Are we alone in the universe? In the vast universe, as far as we can see, it seems we are alone. The stars burn bright holes in the dark fabric of the cosmos. Each one a sun, many with planets, but our calls go unanswered.
In this infinite black desert, one planet only is a glowing oasis: the Earth. One feature of this planet is the cradle of life: the Ocean. One species only has clawed its way out of the food chain: Humans. Throughout the history of Humans, our perception of the world has evolved. We used to think the planet was the center of the universe, that it was flat. We used to think the ocean was infinite, too vast for us to destroy it.

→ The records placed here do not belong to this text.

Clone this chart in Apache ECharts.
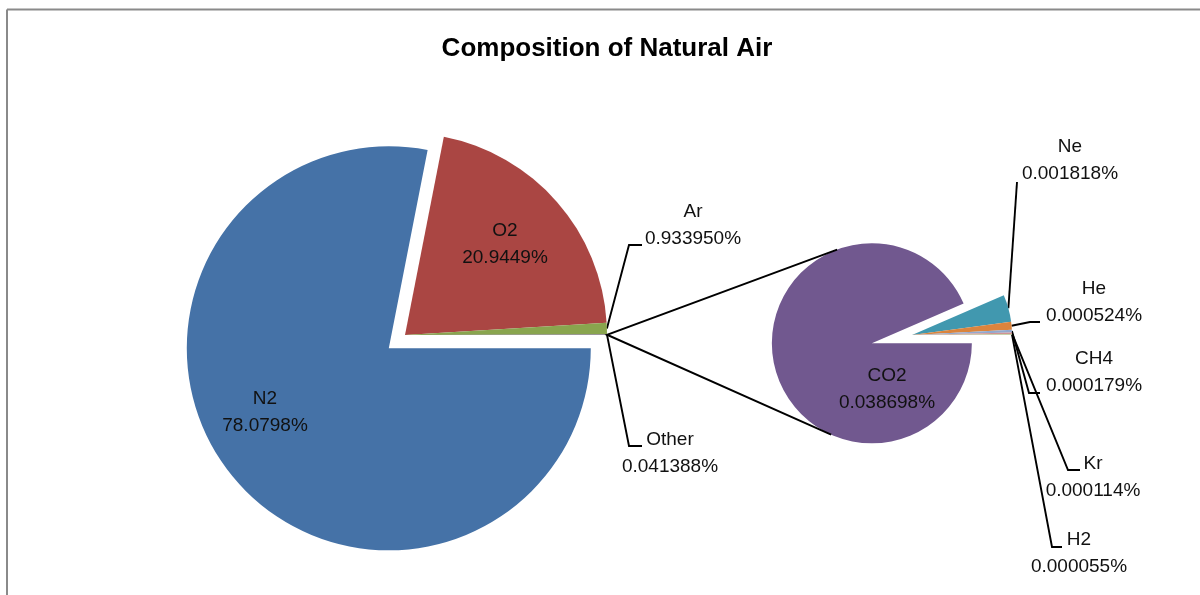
<!DOCTYPE html>
<html><head><meta charset="utf-8">
<script src="https://cdn.jsdelivr.net/npm/echarts@6/dist/echarts.min.js"></script>
<style>html,body{margin:0;padding:0;background:#fff}#c{width:1200px;height:595px}</style>
</head><body><div id="c"></div>
<script>
const TITLE = 'Composition of Natural Air';
const mainNames = ['N2', 'O2', 'Ar', 'Other'];
const mainValues = [78.0798, 20.9449, 0.933950, 0.041388];
const mainDecimals = [4, 4, 6, 6];
const subNames = ['CO2', 'Ne', 'He', 'CH4', 'Kr', 'H2'];
const subValues = [0.038698, 0.001818, 0.000524, 0.000179, 0.000114, 0.000055];
const subDecimals = [6, 6, 6, 6, 6, 6];

const mainColors = ['#4572A7', '#AA4643', '#89A54E', '#71588F'];
const subColors = ['#71588F', '#4198AF', '#DB843D', '#93A9CF', '#D19392', '#B9CD96'];

const FONT = "'Liberation Sans', Arial, sans-serif";
const MAIN = {cx: 405, cy: 335, r: 202, explode: 21, exploded: 'N2'};
const SUB = {cx: 912, cy: 335, r: 100, explode: 41, exploded: 'CO2'};
const LABELS = {
  N2: {x: 265, y: 412},
  O2: {x: 505, y: 244},
  Ar: {x: 693, y: 225, elbow: [629, 245], end: [642, 245]},
  Other: {x: 670, y: 453, elbow: [629, 446], end: [642, 446]},
  CO2: {x: 887, y: 389},
  Ne: {x: 1070, y: 160, elbow: [1017, 182], end: [1017, 182]},
  He: {x: 1094, y: 302, elbow: [1030, 322], end: [1040, 322]},
  CH4: {x: 1094, y: 372, elbow: [1029, 393], end: [1040, 393]},
  Kr: {x: 1093, y: 477, elbow: [1068, 470], end: [1080, 470]},
  H2: {x: 1079, y: 553, elbow: [1052, 547], end: [1062, 547]}
};

function midAngles(values) { // radians, clockwise from 3 o'clock
  const total = values.reduce((a, b) => a + b, 0);
  let acc = 0;
  return values.map(v => { const m = (acc + v / 2) / total * 2 * Math.PI; acc += v; return m; });
}
const mainMid = midAngles(mainValues);
const subMid = midAngles(subValues);

function edgePoint(geo, ang) {
  return [geo.cx + geo.r * Math.cos(ang), geo.cy + geo.r * Math.sin(ang)];
}

function makeLayout(names, mids, geo) {
  return function (params) {
    const n = names[params.dataIndex];
    const L = LABELS[n];
    const res = {x: L.x, y: L.y, align: 'center', verticalAlign: 'middle'};
    if (L.elbow) {
      res.labelLinePoints = [edgePoint(geo, mids[params.dataIndex]), L.elbow, L.end];
    }
    return res;
  };
}

function makeFormatter(names, values, decimals) {
  return function (p) {
    return names[p.dataIndex] + '\n' + values[p.dataIndex].toFixed(decimals[p.dataIndex]) + '%';
  };
}

// slices (with exploded slice), no labels
function pieSeries(names, values, colors, geo) {
  return {
    type: 'pie',
    center: [geo.cx, geo.cy],
    radius: [0, geo.r],
    startAngle: 0,
    clockwise: true,
    selectedMode: 'multiple',
    selectedOffset: geo.explode,
    animation: false,
    emphasis: {disabled: true, scale: false},
    itemStyle: {borderWidth: 0},
    label: {show: false},
    labelLine: {show: false},
    data: names.map((n, i) => ({
      name: n, value: values[i], selected: n === geo.exploded,
      itemStyle: {color: colors[i]},
      select: {itemStyle: {color: colors[i], borderWidth: 0}}
    }))
  };
}

// transparent twin carrying the data labels
function labelSeries(names, values, decimals, geo, mids) {
  return {
    type: 'pie',
    center: [geo.cx, geo.cy],
    radius: [0, geo.r],
    startAngle: 0,
    clockwise: true,
    selectedMode: false,
    silent: true,
    avoidLabelOverlap: false,
    animation: false,
    emphasis: {disabled: true, scale: false},
    itemStyle: {color: 'rgba(0,0,0,0)', borderWidth: 0},
    label: {
      show: true, color: '#111', fontFamily: FONT, fontSize: 19, lineHeight: 27,
      formatter: makeFormatter(names, values, decimals)
    },
    labelLine: {show: true, lineStyle: {color: '#000', width: 1.9}},
    labelLayout: makeLayout(names, mids, geo),
    data: names.map((n, i) => ({
      name: n, value: values[i],
      label: {position: LABELS[n].elbow ? 'outside' : 'inside'},
      labelLine: {show: !!LABELS[n].elbow}
    }))
  };
}

// connector lines: from the "Other" slice to tangents of the exploded CO2 pie
const otherIdx = mainNames.indexOf('Other');
const P = edgePoint(MAIN, mainMid[otherIdx]);
const co2Idx = subNames.indexOf(SUB.exploded);
const C = [SUB.cx + SUB.explode * Math.cos(subMid[co2Idx]), SUB.cy + SUB.explode * Math.sin(subMid[co2Idx])];
const dx = C[0] - P[0], dy = C[1] - P[1];
const d = Math.sqrt(dx * dx + dy * dy);
const beta = Math.atan2(dy, dx);
const alpha = Math.asin(SUB.r / d);
const Lt = Math.sqrt(d * d - SUB.r * SUB.r);
const T1 = [P[0] + Lt * Math.cos(beta - alpha), P[1] + Lt * Math.sin(beta - alpha)];
const T2 = [P[0] + Lt * Math.cos(beta + alpha), P[1] + Lt * Math.sin(beta + alpha)];

const chart = echarts.init(document.getElementById('c'), null, {renderer: 'canvas'});
chart.setOption({
  backgroundColor: '#fff',
  animation: false,
  graphic: [
    {type: 'line', shape: {x1: 7, y1: 9.5, x2: 1200, y2: 9.5}, style: {stroke: '#8a8a8a', lineWidth: 2}, silent: true},
    {type: 'line', shape: {x1: 7, y1: 9.5, x2: 7, y2: 595}, style: {stroke: '#8a8a8a', lineWidth: 2}, silent: true},
    {type: 'text', x: 607, y: 49, style: {text: TITLE, align: 'center', verticalAlign: 'middle', fontFamily: FONT, fontSize: 26, fontWeight: 'bold', fill: '#000'}, silent: true},
    {type: 'polyline', shape: {points: [T1, P, T2]}, style: {stroke: '#000', lineWidth: 1.9, fill: null}, z: 10, silent: true}
  ],
  series: [
    pieSeries(mainNames, mainValues, mainColors, MAIN),
    pieSeries(subNames, subValues, subColors, SUB),
    labelSeries(mainNames, mainValues, mainDecimals, MAIN, mainMid),
    labelSeries(subNames, subValues, subDecimals, SUB, subMid)
  ]
});
</script>
</body></html>
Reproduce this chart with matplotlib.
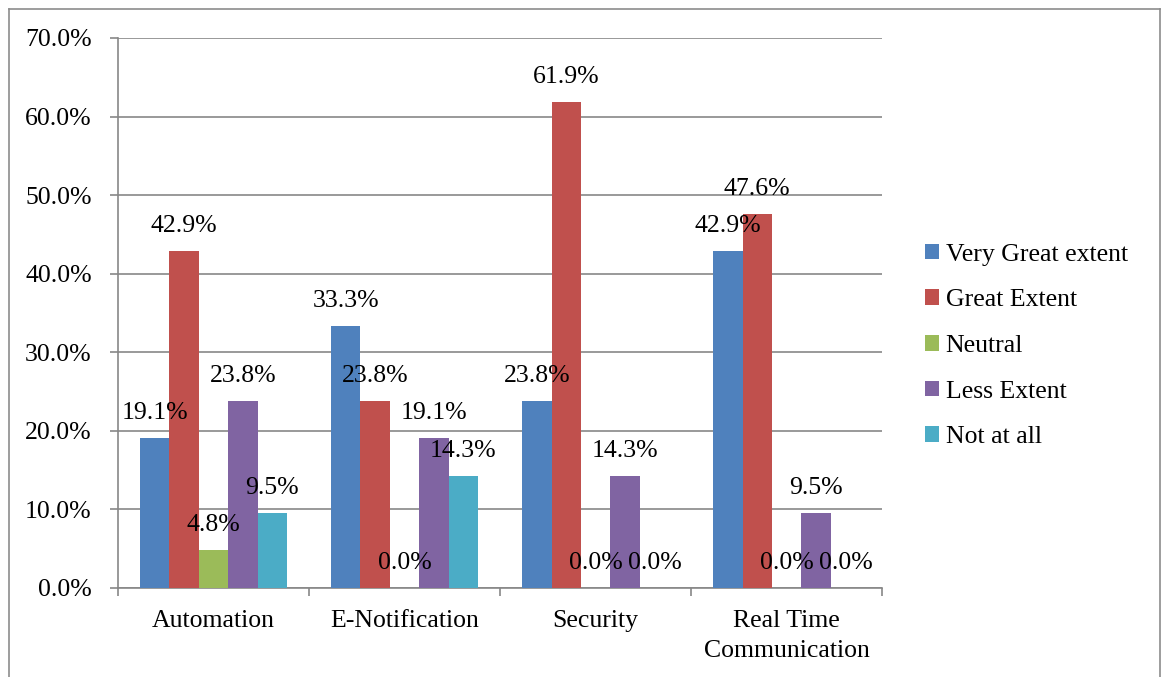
import matplotlib.pyplot as plt
import numpy as np
from matplotlib.lines import Line2D

plt.rcParams['font.family'] = ['Liberation Serif', 'DejaVu Serif']

categories = ['Automation', 'E-Notification', 'Security', 'Real Time\nCommunication']
series_names = ['Very Great extent', 'Great Extent', 'Neutral', 'Less Extent', 'Not at all']
very_great = [19.1, 33.3, 23.8, 42.9]
great = [42.9, 23.8, 61.9, 47.6]
neutral = [4.8, 0.0, 0.0, 0.0]
less = [23.8, 19.1, 14.3, 9.5]
not_at_all = [9.5, 14.3, 0.0, 0.0]
colors = ['#4F81BD', '#C0504D', '#9BBB59', '#8064A2', '#4BACC6']

series = [very_great, great, neutral, less, not_at_all]
fs = 18.5

fig = plt.figure(figsize=(11.63, 6.77), dpi=100)
ax = fig.add_axes([0.1015, 0.1315, 0.657, 0.8124])

# clustered columns, gap width 150%
n = len(series)
width = 1 / (n + 1.5)
x = np.arange(len(categories))
for i, (vals, name, c) in enumerate(zip(series, series_names, colors)):
    pos = x - 0.5 + 0.75 * width + (i + 0.5) * width
    ax.bar(pos, vals, width, color=c, label=name, zorder=3)
    for xp, v in zip(pos, vals):
        ax.annotate(f'{v:.1f}%', (xp, v), xytext=(0, 18), textcoords='offset points',
                    ha='center', va='center', fontsize=fs, zorder=4)

grid_c = '#878787'
ax.set_xlim(-0.5, len(categories) - 0.5)
ax.set_ylim(0, 70)
ax.set_yticks(np.arange(0, 71, 10))
ax.set_yticklabels([f'{t:.1f}%' for t in np.arange(0, 71, 10)], fontsize=fs)
ax.yaxis.grid(True, color=grid_c, linewidth=1.2, zorder=0)

ax.set_xticks(x)
ax.set_xticklabels(categories, fontsize=fs, linespacing=1.45)
ax.set_xticks(np.arange(-0.5, len(categories)), minor=True)
ax.tick_params(axis='x', which='major', length=0, pad=16)
ax.tick_params(axis='x', which='minor', length=6, width=1.2, color=grid_c)
ax.tick_params(axis='y', length=6, width=1.2, color=grid_c, pad=13)

for s in ['top', 'right']:
    ax.spines[s].set_visible(False)
for s in ['left', 'bottom']:
    ax.spines[s].set_color(grid_c)
    ax.spines[s].set_linewidth(1.2)

ax.legend(loc='center left', bbox_to_anchor=(0.7865, 0.489), bbox_transform=fig.transFigure,
          frameon=False, fontsize=fs, handlelength=0.55, handleheight=0.55,
          handletextpad=0.25, labelspacing=0.92, borderaxespad=0)

# outer chart border
border_c = '#8c8c8c'
w, h = 1163, 677
fig.add_artist(Line2D([9 / w, 9 / w], [0, 1 - 9 / h], color=border_c, lw=1.2))
fig.add_artist(Line2D([9 / w, 1160 / w], [1 - 9 / h, 1 - 9 / h], color=border_c, lw=1.2))
fig.add_artist(Line2D([1160 / w, 1160 / w], [0, 1 - 9 / h], color=border_c, lw=1.2))

fig.savefig('out.png', dpi=100)
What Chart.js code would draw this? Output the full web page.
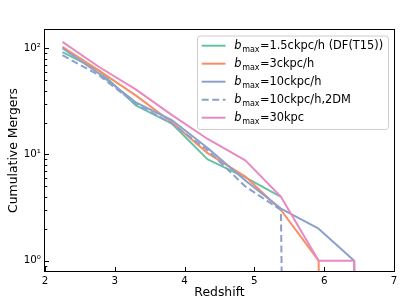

We’ve spent thousands of years fighting against nature in order to survive. Now, at the summit of our technology and development, we look back at our home. We see the cost of our emancipation. We see the damage we’ve done. The ocean is dying. The species are dying. We are dying.
Climate change, pollutions and overfishing are devastating marine life worldwide. Species are going extinct at an unprecedented rate. Greed is destroying our planet.
How can we change?
Far from the continents, a group of islands changed the way we perceive nature nearly 200 years ago: the Galapagos Islands. Today, the Galapagos are one of the last sanctuaries of the Sea, an oasis of life in a dying ocean. Here, Charles Darwin formulated the theory of evolution, revolutionizing our perception of nature. But his theory has also anchored us in the belief that our role in nature can only change on the scale of thousands, millions of years, and that this evolution can only be the product of natural selection, not a conscious decision within a lifetime.
Returning to the Galapagos today, a team of ocean ambassadors sets out on a quest to reconcile man and nature and to change the way we see the world.
~ Pierre-Yves Cousteau
I wrote and narrated this 35 minute film about the Galapagos Islands in 2016.